Engineering college in Madhya Pradesh

Engineering College Nowgong or Nowgong Engineering College (NEC) is a government autonomous engineering college established by government of Madhya Pradesh in 2012.

Initially, the college functioned from a temporary campus in the Government Polytechnic College Nowgong but later shifted to a newly built 200-acre campus.

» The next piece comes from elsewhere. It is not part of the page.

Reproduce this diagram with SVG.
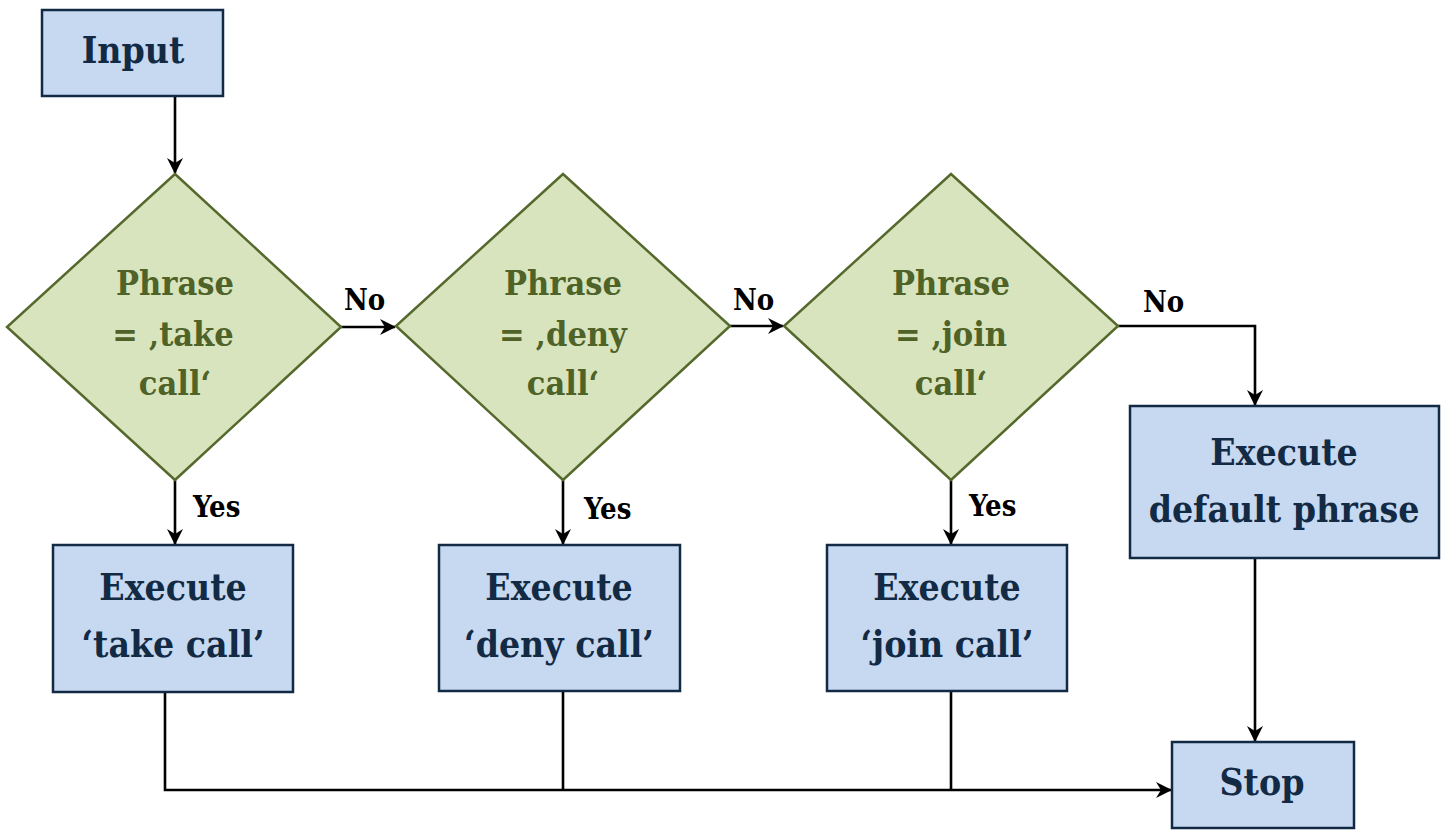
<svg xmlns="http://www.w3.org/2000/svg" width="1447" height="835" viewBox="0 0 1447 835">
<defs>
<marker id="arr" viewBox="0 0 16 16" refX="15" refY="8" markerWidth="16" markerHeight="16" markerUnits="userSpaceOnUse" orient="auto">
<path d="M0,0 L16,8 L0,16 L5,8 z" fill="#000"/>
</marker>
<style>
.box{fill:#c6d9f1;stroke:#132a45;stroke-width:2.5}
.dia{fill:#d7e4bd;stroke:#56692c;stroke-width:2.5}
.bt{font-family:'DejaVu Serif Condensed','DejaVu Serif',serif;font-stretch:condensed;font-weight:bold;font-size:37px;fill:#132a45;text-anchor:middle}
.dt{font-family:'DejaVu Serif Condensed','DejaVu Serif',serif;font-stretch:condensed;font-weight:bold;font-size:34px;fill:#4f6228;text-anchor:middle}
.lb{font-family:'DejaVu Serif Condensed','DejaVu Serif',serif;font-stretch:condensed;font-weight:bold;font-size:29px;fill:#000}
.c{fill:none;stroke:#000;stroke-width:2.6}
</style>
</defs>
<rect width="1447" height="835" fill="#fff"/>
<g id="connectors">
<path class="c" d="M175,96 V173" marker-end="url(#arr)"/>
<path class="c" d="M341,327 H395" marker-end="url(#arr)"/>
<path class="c" d="M730,326 H783" marker-end="url(#arr)"/>
<path class="c" d="M1118,326 H1255 V405" marker-end="url(#arr)"/>
<path class="c" d="M175,480 V544" marker-end="url(#arr)"/>
<path class="c" d="M563,480 V544" marker-end="url(#arr)"/>
<path class="c" d="M951,480 V544" marker-end="url(#arr)"/>
<path class="c" d="M1255,558 V741" marker-end="url(#arr)"/>
<path class="c" d="M165,692 V790 H1171" marker-end="url(#arr)"/>
<path class="c" d="M563,691 V790"/>
<path class="c" d="M951,691 V790"/>
<text class="lb" x="344" y="310">No</text>
<text class="lb" x="733" y="310">No</text>
<text class="lb" x="1143" y="312">No</text>
<text class="lb" x="193" y="517">Yes</text>
<text class="lb" x="584" y="519">Yes</text>
<text class="lb" x="969" y="516">Yes</text>
</g>
<g id="input">
<rect class="box" x="42" y="10" width="181" height="86"/>
<text class="bt" x="133" y="63">Input</text>
</g>
<g id="dec-take">
<polygon class="dia" points="175,174 341,327 175,480 7,327"/>
<text class="dt" x="175" y="295">Phrase</text>
<text class="dt" x="173" y="346">= ‚take</text>
<text class="dt" x="175" y="395">call‘</text>
</g>
<g id="dec-deny">
<polygon class="dia" points="563,174 730,326 563,480 396,326"/>
<text class="dt" x="563" y="295">Phrase</text>
<text class="dt" x="563" y="346">= ‚deny</text>
<text class="dt" x="563" y="395">call‘</text>
</g>
<g id="dec-join">
<polygon class="dia" points="951,174 1118,326 951,480 784,326"/>
<text class="dt" x="951" y="295">Phrase</text>
<text class="dt" x="951" y="346">= ‚join</text>
<text class="dt" x="951" y="395">call‘</text>
</g>
<g id="exec-take">
<rect class="box" x="53" y="545" width="240" height="147"/>
<text class="bt" x="173" y="600">Execute</text>
<text class="bt" x="173" y="657">‘take call’</text>
</g>
<g id="exec-deny">
<rect class="box" x="439" y="545" width="241" height="146"/>
<text class="bt" x="559" y="600">Execute</text>
<text class="bt" x="559" y="657">‘deny call’</text>
</g>
<g id="exec-join">
<rect class="box" x="827" y="545" width="240" height="146"/>
<text class="bt" x="947" y="600">Execute</text>
<text class="bt" x="947" y="657">‘join call’</text>
</g>
<g id="exec-default">
<rect class="box" x="1130" y="406" width="309" height="152"/>
<text class="bt" x="1284" y="465">Execute</text>
<text class="bt" x="1284" y="522">default phrase</text>
</g>
<g id="stop">
<rect class="box" x="1172" y="742" width="182" height="86"/>
<text class="bt" x="1262" y="795">Stop</text>
</g>
</svg>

The college Initially offered mechanical engineering and civil engineering but later a number of courses were added.

==Workshops==
The college holds workshops every year in the month of September. Students from every department get benefited via the experience they get during such events.

==History==
Nowgong college was established in the year 2012 by the government of Madhya Pradesh and was declared as autonomous institution in the same year. The founder principal of this college was RP Tiwari, who served from 2012 to 2015. It is one of the five government autonomous engineering colleges in Madhya Pradesh.The then chief minister of Madhya Pradesh Shivaraj Singh Chauhan inaugurated the college in 2013.

==Campus==
The campus spreads over an area of 200 acres on NH 75, which is one of the largest college campuses in Madhya Pradesh. The campus is built on the side of Naura Hills.